I costumi di Gian Luca Sbicca sono in sintonia perfetta e ovviamente pure le luci di Gianni Pollini fanno parte del gioco (del resto hanno già lavorato più volte con Rossi). Suono di Alessandro Saviozzo con il suo team bell’impegnato al banco per rendere bene, e a volte moderare, le voci naturali degli attori, quando, anche per motivi legati al ruolo o al momento, vanno su di tono e, come Nani, quasi sull’orlo del palcoscenico, proprio davanti ai microfoni ambientali. 

 Infine, a proposito di quel ’teatro popolare di qualità’ che Popolizio ostenta di voler praticare per questo spettacolo, si potrebbe disquisire sulla scelta di accentuare, a tratti fin troppo, la sicilianità dei protagonisti. E, infatti, è stato molto discusso questo dettaglio tutt’altro che insignificante, e nel pubblico c’è già chi addirittura durante lo spettacolo fatica ad accettare i passaggi in siciliano, e se ne sentono poi sempre puntualmente gli strascichi, nei vari capannelli di spettatori che si formano sulle scale e all’uscita. 

 Volendo, chi ha una certa consuetudine con lo stile personalissimo di Popolizio come attore, sa che non è il solito divo che si fa schiacciare fino in fondo dal talento e dal mestiere, ovvero dalle mostruose capacità d’incantare la platea, e anzi ogni tanto s’inciampa apposta, o butta via qualche battuta con sufficienza, insomma devia dal percorso obbligato e facile di strizzare sempre l’occhio al pubblico. E altrettanto prova a fare, come regista, inserendo quel gradino in più d’ardua comprensione, con il dialetto siciliano (su cui ha lavorato con un insegnante ad hoc, Salvo Tessitore) che costella qua e là la traduzione italiana del capolavoro di Arthur Miller curata da Masolino d’Amico.

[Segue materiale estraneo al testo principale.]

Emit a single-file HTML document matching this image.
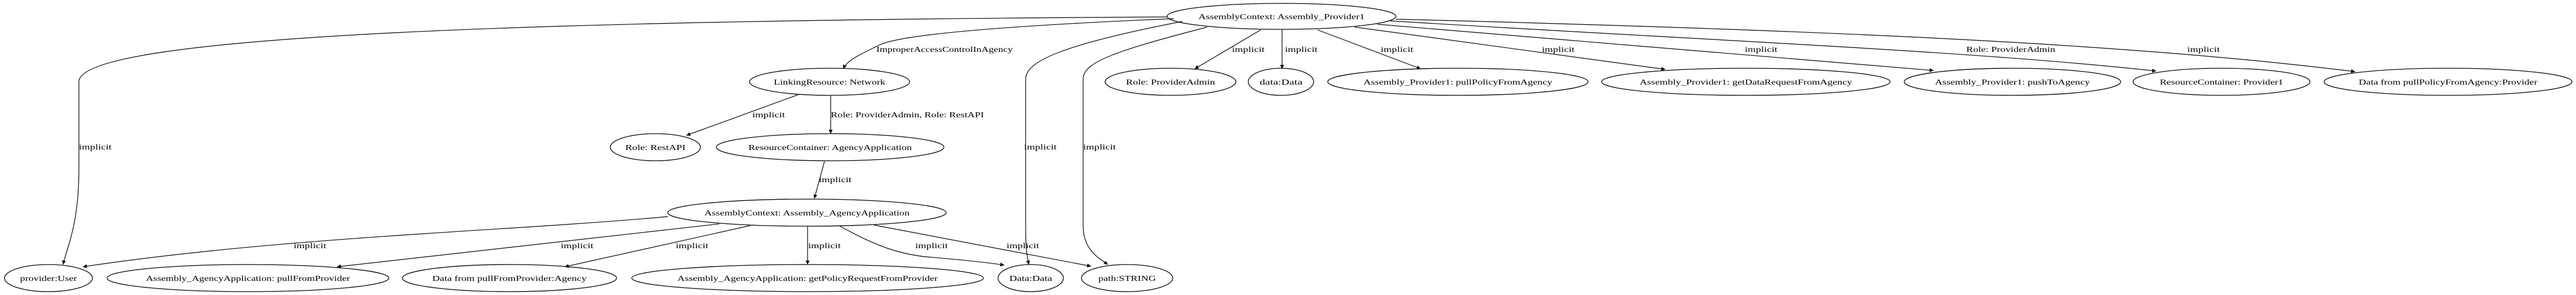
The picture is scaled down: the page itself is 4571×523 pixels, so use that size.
<!DOCTYPE html>
<html><head><meta charset="utf-8"><style>html,body{margin:0;padding:0;background:#fff}svg{display:block}</style></head><body>
<svg width="4571" height="523" viewBox="0 0 4571 523" xmlns="http://www.w3.org/2000/svg" font-family="'Liberation Serif', serif" font-size="14">
<defs><marker id="a" viewBox="0 0 10 10" refX="10" refY="5" markerWidth="10" markerHeight="7" markerUnits="userSpaceOnUse" orient="auto"><path d="M0,0 L10,5 L0,10 z" fill="#000"/></marker></defs>
<g fill="none" stroke="#000" stroke-width="1.2" marker-end="url(#a)">
<path d="M2071,30 C1000,36 140,60 140,145 L140,300 C140,400 118,440 112,469"/>
<path d="M2083,33 C1800,45 1600,60 1560,80 C1530,95 1505,105 1496,122"/>
<path d="M2098,38 C1880,80 1820,110 1820,140 L1820,400 C1820,440 1822,455 1826,469"/>
<path d="M2142,48 C1980,90 1922,110 1922,140 L1922,400 C1922,440 1945,455 1966,469"/>
<path d="M2237,53 L2120,122"/>
<path d="M2275,52 L2275,122"/>
<path d="M2338,53 L2521,122"/>
<path d="M2404,48 L2955,123"/>
<path d="M2444,43 L3431,125"/>
<path d="M2467,37 C3000,70 3500,90 3826,126"/>
<path d="M2477,34 C3300,55 3800,80 4179,127"/>
<path d="M1416,168 L1218,240"/>
<path d="M1474,169 L1474,237"/>
<path d="M1463,286 L1445,352"/>
<path d="M1185,384 C900,410 500,420 147,473"/>
<path d="M1276,397 L598,473"/>
<path d="M1331,400 L1002,473"/>
<path d="M1433,401 L1433,469"/>
<path d="M1489,400 C1560,440 1600,450 1640,455 C1700,460 1750,465 1782,470"/>
<path d="M1551,399 L1936,472"/>
</g>
<g fill="none" stroke="#000" stroke-width="1.3">
<ellipse cx="2274" cy="29" rx="203" ry="23"/>
<ellipse cx="1472" cy="145" rx="142" ry="24"/>
<ellipse cx="2077" cy="145" rx="116" ry="24"/>
<ellipse cx="2273" cy="145" rx="58" ry="24"/>
<ellipse cx="2587" cy="145" rx="231" ry="24"/>
<ellipse cx="3098" cy="145" rx="256" ry="24"/>
<ellipse cx="3571" cy="145" rx="192" ry="24"/>
<ellipse cx="3942" cy="145" rx="157" ry="24"/>
<ellipse cx="4344" cy="145" rx="220" ry="24"/>
<ellipse cx="1163" cy="261" rx="80" ry="24"/>
<ellipse cx="1473" cy="261" rx="202" ry="24"/>
<ellipse cx="1432" cy="377" rx="247" ry="24"/>
<ellipse cx="86" cy="493" rx="78" ry="24"/>
<ellipse cx="440" cy="493" rx="250" ry="24"/>
<ellipse cx="904" cy="493" rx="190" ry="24"/>
<ellipse cx="1433" cy="493" rx="312" ry="24"/>
<ellipse cx="1829" cy="493" rx="58" ry="24"/>
<ellipse cx="2000" cy="493" rx="81" ry="24"/>
</g>
<g text-anchor="middle" fill="#000" lengthAdjust="spacingAndGlyphs">
<text x="2274" y="34" textLength="295" lengthAdjust="spacingAndGlyphs">AssemblyContext: Assembly_Provider1</text>
<text x="1472" y="150" textLength="198" lengthAdjust="spacingAndGlyphs">LinkingResource: Network</text>
<text x="2077" y="150" textLength="158" lengthAdjust="spacingAndGlyphs">Role: ProviderAdmin</text>
<text x="2273" y="150" textLength="76" lengthAdjust="spacingAndGlyphs">data:Data</text>
<text x="2587" y="150" textLength="335" lengthAdjust="spacingAndGlyphs">Assembly_Provider1: pullPolicyFromAgency</text>
<text x="3098" y="150" textLength="377" lengthAdjust="spacingAndGlyphs">Assembly_Provider1: getDataRequestFromAgency</text>
<text x="3571" y="150" textLength="275" lengthAdjust="spacingAndGlyphs">Assembly_Provider1: pushToAgency</text>
<text x="3942" y="150" textLength="219" lengthAdjust="spacingAndGlyphs">ResourceContainer: Provider1</text>
<text x="4344" y="150" textLength="317" lengthAdjust="spacingAndGlyphs">Data from pullPolicyFromAgency:Provider</text>
<text x="1163" y="266" textLength="107" lengthAdjust="spacingAndGlyphs">Role: RestAPI</text>
<text x="1473" y="266" textLength="290" lengthAdjust="spacingAndGlyphs">ResourceContainer: AgencyApplication</text>
<text x="1432" y="382" textLength="364" lengthAdjust="spacingAndGlyphs">AssemblyContext: Assembly_AgencyApplication</text>
<text x="86" y="498" textLength="101" lengthAdjust="spacingAndGlyphs">provider:User</text>
<text x="440" y="498" textLength="362" lengthAdjust="spacingAndGlyphs">Assembly_AgencyApplication: pullFromProvider</text>
<text x="904" y="498" textLength="274" lengthAdjust="spacingAndGlyphs">Data from pullFromProvider:Agency</text>
<text x="1433" y="498" textLength="462" lengthAdjust="spacingAndGlyphs">Assembly_AgencyApplication: getPolicyRequestFromProvider</text>
<text x="1829" y="498" textLength="76" lengthAdjust="spacingAndGlyphs">Data:Data</text>
<text x="2000" y="498" textLength="102" lengthAdjust="spacingAndGlyphs">path:STRING</text>
</g>
<g text-anchor="start" fill="#000">
<text x="140" y="265" textLength="58" lengthAdjust="spacingAndGlyphs">implicit</text>
<text x="1555" y="92" textLength="242" lengthAdjust="spacingAndGlyphs">ImproperAccessControlInAgency</text>
<text x="1817" y="265" textLength="58" lengthAdjust="spacingAndGlyphs">implicit</text>
<text x="1922" y="265" textLength="58" lengthAdjust="spacingAndGlyphs">implicit</text>
<text x="2186" y="92" textLength="58" lengthAdjust="spacingAndGlyphs">implicit</text>
<text x="2280" y="92" textLength="58" lengthAdjust="spacingAndGlyphs">implicit</text>
<text x="2450" y="92" textLength="58" lengthAdjust="spacingAndGlyphs">implicit</text>
<text x="2736" y="92" textLength="58" lengthAdjust="spacingAndGlyphs">implicit</text>
<text x="3096" y="92" textLength="58" lengthAdjust="spacingAndGlyphs">implicit</text>
<text x="3489" y="92" textLength="158" lengthAdjust="spacingAndGlyphs">Role: ProviderAdmin</text>
<text x="3881" y="92" textLength="58" lengthAdjust="spacingAndGlyphs">implicit</text>
<text x="1335" y="208" textLength="58" lengthAdjust="spacingAndGlyphs">implicit</text>
<text x="1474" y="208" textLength="272" lengthAdjust="spacingAndGlyphs">Role: ProviderAdmin, Role: RestAPI</text>
<text x="1453" y="323" textLength="58" lengthAdjust="spacingAndGlyphs">implicit</text>
<text x="521" y="440" textLength="58" lengthAdjust="spacingAndGlyphs">implicit</text>
<text x="995" y="440" textLength="58" lengthAdjust="spacingAndGlyphs">implicit</text>
<text x="1199" y="440" textLength="58" lengthAdjust="spacingAndGlyphs">implicit</text>
<text x="1434" y="440" textLength="58" lengthAdjust="spacingAndGlyphs">implicit</text>
<text x="1624" y="440" textLength="58" lengthAdjust="spacingAndGlyphs">implicit</text>
<text x="1786" y="440" textLength="58" lengthAdjust="spacingAndGlyphs">implicit</text>
</g>
</svg>
</body></html>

 E’ tutto qui? Eh no, accidenti! Nella fretta di scrivere questa piccola cronaca del giorno dopo, è rimasta sul taccuino l’osservazione di un gruppo di ragazzi entusiasti all’uscita, che notano quanto lo spettacolo risulti anche di così forte attualità, inevitabilmente politica, ma pure antropologica: ‘un po’ gli italiani sono davvero ancora così’, dice una ragazza d’origione moldava che era seduta in fila 16, a destra, inteso come settore di platea e non certo come tendenza. 

 Non servono gli appunti, per ricordare infine la scena clou dell’incontro tra l’avvocato Alfieri e Eddie, un fulcro di verità del testo, che non si può spoilerare più di tanto, ma qui diventa un momento di recitazione che da solo vale altrochè il biglietto, forse quanto il mestiere stesso dello spettatore.

E così che Nani fa da immensa spalla a Popolizio, e da Massimo questi diventa superbo anche a superare la gabbia della sua stessa grandezza. Forse questa scena sembra più impressionante sul palcoscenico intitolato a Giorgio Strehler, nel Piccolo Teatro dove è ancora di casa lo spirito di Luca Ronconi, e dio solo sa se non fa ancora tremare qualcuno… 

 P.S.: dell’attore Massimo non si sa nemmeno più che cosa scrivere di buono; del regista Popolizio basti infine ammettere che sono rubate dalla sua intervista sul programma di sala quasi tutte le osservazioni ‘critiche’ di cui sopra. Perciò con questo ‘Uno sguardo dal ponte’ Massimo-e-Popolizio si meritano tutti gli applausi e l’affetto del pubblico, quanto mai notevoli, che stanno riscuotuendo.